-- begin Given data --

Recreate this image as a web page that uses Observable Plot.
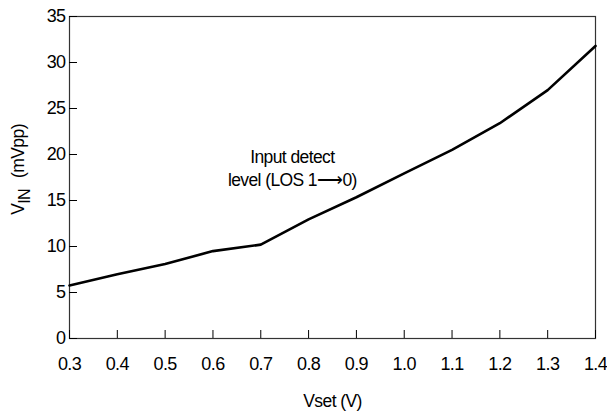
<!DOCTYPE html>
<html><head><meta charset="utf-8">
<script src="https://cdn.jsdelivr.net/npm/d3@7"></script>
<script src="https://cdn.jsdelivr.net/npm/@observablehq/plot@0.6"></script>
<style>
html,body{margin:0;padding:0;background:#fff;}
svg{font-family:"Liberation Sans",Arial,sans-serif;}
</style>
</head><body>
<div id="chart"></div>
<script>
const vset = [0.3, 0.4, 0.5, 0.6, 0.7, 0.8, 0.9, 1.0, 1.1, 1.2, 1.3, 1.4];
const vin  = [5.76, 6.98, 8.1, 9.5, 10.2, 12.95, 15.35, 17.95, 20.5, 23.4, 27.0, 31.8];
const xTicks = [0.3, 0.4, 0.5, 0.6, 0.7, 0.8, 0.9, 1.0, 1.1, 1.2, 1.3, 1.4];
const yTicks = [0, 5, 10, 15, 20, 25, 30, 35];
const annotation = [{x: 0.766, y: 18.6, text: "Input detect\nlevel (LOS 1\u27F60)"}];
const xLabel = "Vset (V)";

const data = vset.map((x, i) => ({x, y: vin[i]}));

const chart = Plot.plot({
  width: 607,
  height: 415,
  marginLeft: 69,
  marginRight: 12,
  marginTop: 16,
  marginBottom: 77,
  style: {fontSize: "18px", fontFamily: '"Liberation Sans",Arial,sans-serif', color: "#000", background: "#fff", letterSpacing: "-0.6px"},
  x: {domain: [0.3, 1.4]},
  y: {domain: [0, 35]},
  marks: [
    Plot.frame({stroke: "#333", strokeWidth: 1.2}),
    Plot.axisX(xTicks, {tickSize: -8, tickPadding: 27, tickFormat: d => d.toFixed(1), label: null, stroke: "#000", fill: "#000"}),
    Plot.axisY(yTicks, {tickSize: -8, tickPadding: 12, tickFormat: d => String(d), label: null, stroke: "#000", fill: "#000"}),
    Plot.line(data, {x: "x", y: "y", stroke: "#000", strokeWidth: 2.6, strokeLinejoin: "round"}),
    Plot.text(annotation, {x: "x", y: "y", text: "text", fontSize: 17.5, lineHeight: 1.3, fill: "#000", textAnchor: "middle"}),
    Plot.text([xLabel], {frameAnchor: "bottom", dy: 68, fontSize: 17.5, fill: "#000", text: d => d}),
    Plot.text(["VIN"], {frameAnchor: "left", textAnchor: "middle", dx: -51, dy: -8, rotate: -90, fontSize: 17.5, fill: "#000", text: d => d})
  ]
});

// rich y label with subscript
const svg = d3.select(chart);
svg.selectAll("text").filter(function(){ return this.textContent === "VIN"; }).each(function(){
  const t = d3.select(this);
  t.text(null);
  t.append("tspan").text("V");
  t.append("tspan").attr("font-size", 16).attr("dy", "0.35em").text("IN");
  t.append("tspan").attr("dy", "-0.35em").text("\u2002\u2009(mVpp)");
});
document.getElementById("chart").appendChild(chart);
</script>
</body></html>
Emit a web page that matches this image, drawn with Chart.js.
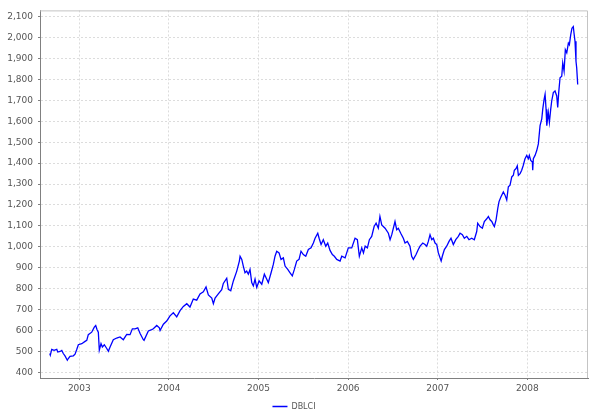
<!DOCTYPE html>
<html><head><meta charset="utf-8">
<script src="https://cdn.jsdelivr.net/npm/chart.js@4"></script>
<style>html,body{margin:0;padding:0;background:#fff}</style>
</head><body>
<canvas id="c" width="593" height="419"></canvas>
<script>
const seriesName = 'DBLCI';
const dates = [
2002.670,2002.676,2002.692,2002.718,2002.748,2002.759,2002.785,2002.804,2002.821,2002.840,
2002.866,2002.877,2002.896,2002.933,2002.952,2002.971,2002.989,2003.027,2003.064,2003.083,
2003.100,2003.138,2003.167,2003.183,2003.198,2003.212,2003.223,2003.242,2003.257,2003.279,
2003.306,2003.324,2003.343,2003.379,2003.417,2003.454,2003.491,2003.529,2003.566,2003.592,
2003.622,2003.652,2003.677,2003.714,2003.722,2003.770,2003.808,2003.826,2003.864,2003.893,
2003.901,2003.938,2003.975,2004.012,2004.049,2004.087,2004.124,2004.161,2004.199,2004.235,
2004.272,2004.310,2004.347,2004.384,2004.414,2004.440,2004.478,2004.496,2004.515,2004.551,
2004.589,2004.607,2004.645,2004.663,2004.690,2004.719,2004.757,2004.786,2004.794,2004.813,
2004.830,2004.849,2004.868,2004.886,2004.905,2004.924,2004.942,2004.961,2004.980,2005.006,
2005.036,2005.065,2005.092,2005.109,2005.140,2005.165,2005.184,2005.203,2005.229,2005.251,
2005.277,2005.296,2005.326,2005.352,2005.377,2005.400,2005.426,2005.452,2005.474,2005.500,
2005.527,2005.556,2005.586,2005.612,2005.631,2005.661,2005.676,2005.698,2005.723,2005.750,
2005.772,2005.798,2005.824,2005.846,2005.873,2005.910,2005.929,2005.966,2006.002,2006.040,
2006.077,2006.103,2006.125,2006.152,2006.171,2006.190,2006.215,2006.237,2006.263,2006.290,
2006.312,2006.337,2006.355,2006.375,2006.412,2006.449,2006.468,2006.487,2006.523,2006.542,
2006.560,2006.587,2006.616,2006.635,2006.661,2006.690,2006.709,2006.728,2006.758,2006.783,
2006.803,2006.833,2006.858,2006.877,2006.895,2006.914,2006.933,2006.951,2006.970,2006.989,
2007.007,2007.026,2007.038,2007.051,2007.074,2007.100,2007.126,2007.148,2007.174,2007.201,
2007.230,2007.249,2007.275,2007.297,2007.324,2007.349,2007.379,2007.408,2007.435,2007.446,
2007.472,2007.498,2007.520,2007.547,2007.565,2007.584,2007.603,2007.621,2007.632,2007.651,
2007.670,2007.684,2007.706,2007.732,2007.751,2007.770,2007.788,2007.807,2007.826,2007.844,
2007.855,2007.874,2007.888,2007.900,2007.919,2007.937,2007.955,2007.974,2007.993,2008.011,
2008.022,2008.038,2008.056,2008.060,2008.067,2008.086,2008.105,2008.123,2008.142,2008.161,
2008.172,2008.187,2008.198,2008.209,2008.217,2008.234,2008.246,2008.261,2008.272,2008.290,
2008.309,2008.328,2008.339,2008.350,2008.365,2008.384,2008.395,2008.410,2008.424,2008.440,
2008.458,2008.469,2008.484,2008.498,2008.513,2008.521,2008.532,2008.543,2008.551,2008.562
];
const values = [
490,482,510,505,510,497,500,505,490,479,
458,466,477,479,487,509,532,537,548,553,
580,592,616,624,604,592,506,537,521,532,
514,501,521,556,564,569,556,581,580,608,
608,613,587,556,553,598,604,608,624,613,
600,630,645,670,685,665,695,715,728,712,
750,745,775,785,808,770,755,728,755,775,
795,825,850,797,790,837,884,932,955,940,
908,876,884,869,892,829,813,845,806,837,
821,869,845,829,876,916,955,979,971,940,
947,908,892,876,861,892,932,940,979,963,
955,987,995,1018,1041,1065,1041,1011,1034,1003,
1018,983,963,955,940,932,955,947,995,995,
1041,1034,955,995,971,1003,995,1034,1050,1097,
1113,1089,1145,1105,1089,1065,1034,1058,1121,1082,
1089,1065,1041,1018,1026,1003,955,940,963,987,
1003,1018,1011,1003,1026,1058,1034,1041,1018,1011,
971,947,932,955,987,1003,1026,1041,1011,1034,
1050,1065,1058,1041,1050,1034,1041,1034,1073,1113,
1097,1089,1121,1134,1145,1129,1121,1105,1097,1129,
1184,1216,1239,1262,1247,1224,1287,1295,1334,1342,
1366,1374,1387,1342,1350,1366,1390,1421,1437,1421,
1437,1413,1405,1366,1421,1437,1460,1492,1579,1611,
1658,1705,1729,1658,1579,1642,1595,1658,1697,1737,
1745,1721,1666,1737,1808,1815,1879,1840,1942,1927,
1974,1966,2013,2045,2053,2021,1982,1887,1855,1776
];
const yearTicks = [2003, 2004, 2005, 2006, 2007, 2008];
const valueTicks = [400,500,600,700,800,900,1000,1100,1200,1300,1400,1500,1600,1700,1800,1900,2000,2100];

const points = dates.map((d, i) => ({x: d, y: values[i]}));
const tickFont = {family: 'DejaVu Sans', size: 9};

const outline = {
  id: 'outline',
  beforeDraw(chart) {
    const {ctx} = chart;
    ctx.save();
    ctx.fillStyle = '#fff';
    ctx.fillRect(0, 0, chart.width, chart.height);
    ctx.restore();
  },
  afterDatasetsDraw(chart) {
    const {ctx, chartArea: a} = chart;
    ctx.save();
    ctx.strokeStyle = '#c4c4c4';
    ctx.lineWidth = 1;
    ctx.beginPath();
    ctx.moveTo(a.left, a.top + 0.5);
    ctx.lineTo(a.right - 0.5, a.top + 0.5);
    ctx.lineTo(a.right - 0.5, a.bottom);
    ctx.stroke();
    ctx.restore();
  }
};

new Chart(document.getElementById('c'), {
  type: 'line',
  data: {
    datasets: [{
      label: seriesName,
      data: points,
      borderColor: '#0000ff',
      backgroundColor: '#0000ff',
      borderWidth: 1.3,
      pointRadius: 0,
      tension: 0,
      fill: false
    }]
  },
  options: {
    responsive: false,
    animation: false,
    devicePixelRatio: 1,
    layout: {padding: {top: 7, right: 5, left: 0, bottom: -1.5}},
    plugins: {
      tooltip: {enabled: false},
      legend: {
        position: 'bottom',
        labels: {
          usePointStyle: true,
          pointStyle: 'line',
          pointStyleWidth: 15,
          font: {family: 'DejaVu Sans', size: 8},
          color: '#555',
          padding: 6
        }
      }
    },
    scales: {
      x: {
        type: 'linear',
        min: 2002.561,
        max: 2008.677,
        afterBuildTicks: s => { s.ticks = yearTicks.map(v => ({value: v})); },
        afterFit: s => { s.height = 18.5; },
        ticks: {callback: v => String(v), font: tickFont, color: '#555', padding: 3, maxRotation: 0, autoSkip: false},
        grid: {color: '#dcdcdc', lineWidth: 1, tickLength: 2, tickColor: '#808080', tickBorderDash: []},
        border: {color: '#808080', width: 1, dash: [2, 2]}
      },
      y: {
        type: 'linear',
        min: 373,
        max: 2130,
        afterBuildTicks: s => { s.ticks = valueTicks.map(v => ({value: v})); },
        afterFit: s => { s.width = 40; },
        ticks: {callback: v => v.toLocaleString('en-US'), font: tickFont, color: '#555', padding: 5, autoSkip: false},
        grid: {color: '#dcdcdc', lineWidth: 1, tickLength: 2, tickColor: '#808080', tickBorderDash: []},
        border: {color: '#808080', width: 1, dash: [2, 2]}
      }
    }
  },
  plugins: [outline]
});
</script>
</body></html>
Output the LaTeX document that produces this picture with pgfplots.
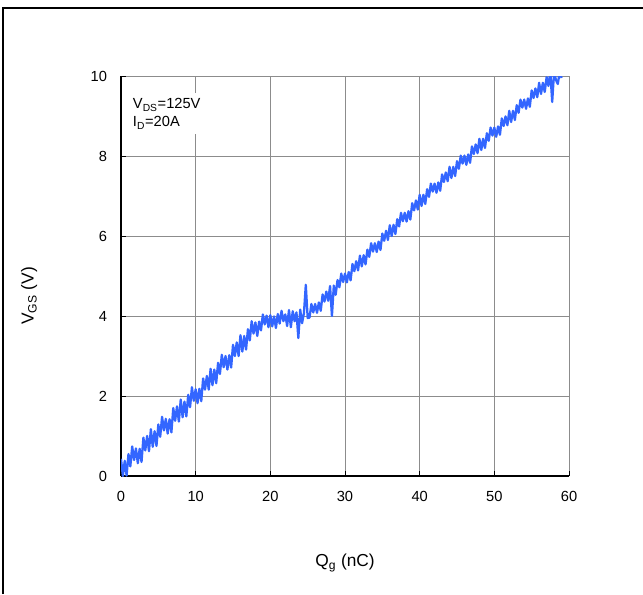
\documentclass[border=0pt]{standalone}
\usepackage{pgfplots}
\pgfplotsset{compat=1.18}
\usepackage{fontspec}
\setmainfont{Liberation Sans}
\definecolor{trace}{RGB}{51,102,255}
\definecolor{gridgray}{RGB}{140,140,140}
\begin{document}
\begin{tikzpicture}
\useasboundingbox (0,0) rectangle (482.25pt,445.5pt);
\draw[line width=1pt] (2.25pt,0) -- (2.25pt,439.5pt) -- (482.25pt,439.5pt);
\begin{axis}[
  at={(90.75pt,88.5pt)}, anchor=south west,
  scale only axis, width=336pt, height=300pt,
  xmin=0, xmax=60, ymin=0, ymax=10,
  xtick={0,10,...,60}, ytick={0,2,...,10},
  grid=major, grid style={gridgray, line width=0.75pt},
  axis x line*=bottom, axis y line*=left,
  axis line style={black, line width=1pt, -},
  tick style={black, line width=0.75pt},
  tick align=inside, major tick length=4pt,
  ticklabel style={font=\fontsize{11}{13}\selectfont},
  /pgf/number format/assume math mode=true,
  xticklabel style={yshift=-8pt},
  yticklabel style={xshift=-7pt},
  xlabel={Q\textsubscript{g} (nC)},
  ylabel={V\textsubscript{GS} (V)},
  label style={font=\fontsize{13}{15}\selectfont},
  xlabel style={at={(axis description cs:0.5,-0.2175)}, anchor=center},
  ylabel style={at={(axis description cs:-0.205,0.45)}, anchor=center},
]
\addplot[trace, line width=1.7pt, line join=round] coordinates {
(0,0.43)(0.25,0.0)(0.5,0.38)(0.75,0.01)(1,0.55)(1.25,0.24)(1.5,0.74)(1.75,0.40)(2,0.69)(2.25,0.32)(2.5,0.68)(2.75,0.35)(3,0.96)(3.25,0.64)(3.5,1.0)(3.75,0.62)
(4,1.17)(4.25,0.73)(4.5,1.12)(4.75,0.75)(5,1.29)(5.25,0.98)(5.5,1.48)(5.75,1.14)(6,1.43)(6.25,1.06)(6.5,1.42)(6.75,1.09)(7,1.70)(7.25,1.38)(7.5,1.74)(7.75,1.36)
(8,1.91)(8.25,1.47)(8.5,1.86)(8.75,1.49)(9,2.03)(9.25,1.72)(9.5,2.22)(9.75,1.88)(10,2.17)(10.25,1.82)(10.5,2.18)(10.75,1.87)(11,2.44)(11.25,2.16)(11.5,2.50)(11.75,2.16)
(12,2.68)(12.25,2.27)(12.5,2.66)(12.75,2.32)(13,2.83)(13.25,2.55)(13.5,3.03)(13.75,2.72)(14,3.00)(14.25,2.66)(14.5,3.02)(14.75,2.71)(15,3.28)(15.25,3.00)(15.5,3.34)(15.75,3.00)
(16,3.52)(16.25,3.11)(16.5,3.50)(16.75,3.16)(17,3.67)(17.25,3.39)(17.5,3.87)(17.75,3.56)(18,3.84)(18.25,3.50)(18.5,3.86)(18.75,3.64)(19,4.04)(19.25,3.79)(19.5,4.01)(19.75,3.72)
(20,4.02)(20.25,3.74)(20.5,3.99)(20.75,3.70)(21,4.05)(21.25,3.81)(21.5,4.13)(21.75,3.87)(22,4.04)(22.25,3.75)(22.5,4.15)(22.75,3.72)(23,4.12)(23.25,3.87)(23.5,4.09)(23.75,3.45)
(24,4.16)(24.25,3.82)(24.5,4.07)(24.75,4.78)(25,3.95)(25.25,3.96)(25.5,4.30)(25.75,4.09)(26,4.30)(26.25,4.08)(26.5,4.34)(26.75,4.13)(27,4.54)(27.25,4.36)(27.5,4.61)(27.75,4.38)
(28,4.75)(28.25,4.00)(28.5,4.76)(28.75,4.53)(29,4.90)(29.25,4.72)(29.5,5.06)(29.75,4.85)(30,5.06)(30.25,4.84)(30.5,5.10)(30.75,4.89)(31,5.30)(31.25,5.12)(31.5,5.37)(31.75,5.14)
(32,5.51)(32.25,5.24)(32.5,5.52)(32.75,5.29)(33,5.66)(33.25,5.48)(33.5,5.82)(33.75,5.61)(34,5.82)(34.25,5.60)(34.5,5.86)(34.75,5.65)(35,6.06)(35.25,5.88)(35.5,6.13)(35.75,5.90)
(36,6.27)(36.25,6.00)(36.5,6.28)(36.75,6.05)(37,6.42)(37.25,6.24)(37.5,6.58)(37.75,6.37)(38,6.58)(38.25,6.36)(38.5,6.62)(38.75,6.41)(39,6.82)(39.25,6.64)(39.5,6.89)(39.75,6.66)
(40,7.03)(40.25,6.75)(40.5,7.03)(40.75,6.80)(41,7.17)(41.25,6.98)(41.5,7.31)(41.75,7.11)(42,7.31)(42.25,7.08)(42.5,7.34)(42.75,7.13)(43,7.54)(43.25,7.35)(43.5,7.59)(43.75,7.37)
(44,7.73)(44.25,7.45)(44.5,7.73)(44.75,7.50)(45,7.87)(45.25,7.68)(45.5,8.01)(45.75,7.81)(46,8.01)(46.25,7.78)(46.5,8.04)(46.75,7.83)(47,8.24)(47.25,8.05)(47.5,8.29)(47.75,8.07)
(48,8.43)(48.25,8.15)(48.5,8.43)(48.75,8.20)(49,8.57)(49.25,8.38)(49.5,8.71)(49.75,8.51)(50,8.71)(50.25,8.48)(50.5,8.74)(50.75,8.53)(51,8.94)(51.25,8.75)(51.5,8.99)(51.75,8.77)
(52,9.13)(52.25,8.85)(52.5,9.13)(52.75,8.90)(53,9.27)(53.25,9.08)(53.5,9.41)(53.75,9.21)(54,9.41)(54.25,9.18)(54.5,9.44)(54.75,9.23)(55,9.64)(55.25,9.45)(55.5,9.69)(55.75,9.47)
(56,9.83)(56.25,9.55)(56.5,9.83)(56.75,9.60)(57,9.97)(57.25,9.75)(57.5,10.1)(57.75,9.35)(58,10.1)(58.25,9.9)(58.5,9.8)(58.75,10.1)(59,9.95)
};
\node[anchor=north west, fill=white, inner xsep=1.5pt, inner ysep=4pt, align=left,
  font=\fontsize{11}{13.5}\selectfont] at (axis cs:1.3,9.575)
  {V\textsubscript{DS}=125V\\I\textsubscript{D}=20A};
\end{axis}
\end{tikzpicture}
\end{document}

-- end Given data --

--- What the exercise asks ---
Filter the records down to the lines that contain the string "with", and copy those lines.

--- Written response ---
// rich y label with subscript
Emit a web page that matches this image, drawn with Chart.js.
Output the LaTeX document that produces this picture with pgfplots.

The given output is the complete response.